Drivers completing the overnight run from Skwetna to Puntilla Lake pronounced the trail fast.

``With a trail this good and weather this good, it hardly seems like Iditarod anymore,″ said Linwood Fiedler of Willow, a veteran of nine races, including the storm-plagued 1991 event.

``The trail’s groomed, it’s fast. It’s just too hot,″ Fiedler said.

Swenson and two-time champ Jeff King outfitted their dark-colored dogs with sun-deflecting fabric worn like a cape. Fiedler, who noticed a dog or two on his team preferring to lie in cool snow rather than straw, said he hadn’t planned to stop at Rainy Pass but was halted by the heat of the day.

Mushers generally say cold to 20 below is best for dogs. Monday’s reading at Rainy Pass reached 36 degrees. Sunshine made it feel at least five degrees hotter.

Longer rests at Rainy Pass have mushers rethinking their strategy. Fiedler, who finished 17th last year, said the goal is to leave the Rohn checkpoint _ 48 miles northwest of Rainy Pass _ early enough in the day to avoid covering the 93-mile stretch to Nikolai when the sun is high.

Four dogs, one each from Jonrowe’s, King’s, Brooks’ and Halter’s teams, were dropped at Rainy Pass.

Sixty-three teams _ including four past champions _ are entered in this year’s race, as well as 19 rookies and mushers from five foreign countries.

Swenson added interest to the 26th Iditarod by reentering after being withdrawn in 1996 when a dog in his team died along the trail.

Swenson, who never finished lower than 10th in 20 Iditarods, bitterly protested and the decision was overturned last year. But he sat out 1997 anyway.
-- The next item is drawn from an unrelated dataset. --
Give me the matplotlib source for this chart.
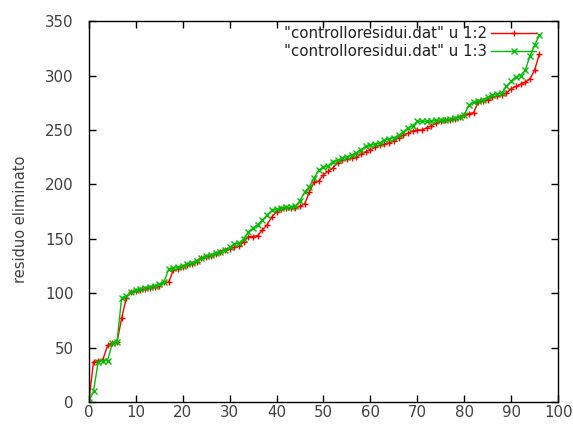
import numpy as np
import matplotlib
matplotlib.use("Agg")
from matplotlib import pyplot as plt

# colonna 1: indice
x = list(range(97))

# colonna 2
col2 = [0, 37, 38, 39, 52, 54, 55, 77, 96, 101,
        102, 103, 104, 105, 106, 107, 110, 110, 121, 122,
        124, 126, 127, 129, 132, 133, 134, 136, 138, 140,
        141, 142, 143, 147, 152, 152, 153, 158, 163, 170,
        175, 177, 178, 178, 178, 180, 182, 193, 202, 203,
        209, 212, 215, 220, 222, 223, 224, 225, 228, 230,
        232, 234, 236, 237, 238, 240, 243, 245, 247, 249,
        250, 250, 252, 254, 256, 258, 259, 259, 260, 262,
        264, 265, 266, 276, 277, 278, 280, 281, 282, 284,
        288, 290, 292, 294, 297, 305, 320]

# colonna 3
col3 = [0, 10, 37, 38, 38, 54, 55, 96, 97, 101,
        103, 104, 105, 106, 107, 108, 110, 122, 123, 124,
        125, 127, 128, 130, 132, 134, 135, 137, 138, 140,
        142, 145, 146, 150, 156, 160, 163, 167, 172, 176,
        177, 178, 179, 179, 180, 185, 193, 198, 206, 213,
        216, 217, 221, 222, 224, 225, 227, 229, 232, 235,
        236, 237, 238, 241, 242, 243, 245, 248, 252, 254,
        258, 258, 258, 258, 259, 259, 259, 260, 261, 262,
        264, 273, 276, 277, 278, 280, 282, 283, 284, 290,
        295, 299, 300, 305, 318, 328, 337]

labels = ['"controlloresidui.dat" u 1:2', '"controlloresidui.dat" u 1:3']
xticks = list(range(0, 101, 10))
yticks = list(range(0, 351, 50))

plt.rcParams['font.family'] = ['DejaVu Sans']
plt.rcParams['font.size'] = 10.8

fig = plt.figure(figsize=(5.73, 4.24), dpi=100)
ax = fig.add_axes([0.155, 0.052, 0.819, 0.898])

ax.plot(x, col2, color='#ff0000', marker='+', markersize=5, linewidth=1, label=labels[0])
ax.plot(x, col3, color='#00c000', marker='x', markersize=4, linewidth=1, label=labels[1])

ax.set_xlim(0, 100)
ax.set_ylim(0, 350)
ax.set_xticks(xticks)
ax.set_yticks(yticks)
ax.tick_params(direction='in', top=True, right=True, length=5, width=1,
               colors='black', labelcolor='#404040')
ax.tick_params(axis='y', pad=11)
ax.tick_params(axis='x', pad=2)
for s in ax.spines.values():
    s.set_linewidth(1)
ax.set_ylabel('residuo eliminato', color='#404040', fontsize=10.5)
ax.yaxis.set_label_coords(-0.13, 0.48)

ax.legend(loc='upper right', bbox_to_anchor=(0.96, 0.995), frameon=False,
          markerfirst=False, handlelength=3, labelspacing=0.22,
          borderaxespad=0, borderpad=0.2, handletextpad=0.3,
          labelcolor='#202020')

plt.savefig('out.png')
Swenson has said he’s running in part to honor his dog Ariel, who died of apparent strangulation in 1996.

``I’m as confident as anyone,″ he said.

Mushers say they expect rough terrain in the usual spots in the first few days, including the Dalzell Gorge, which drops 1,000 feet in 5 1/2 miles. The twisty downhill is full of blind corners, hairpins turns and big boulders.

Another rough spot is Happy Valley, where teams negotiate a steep descent and scale back up the canyon’s other side.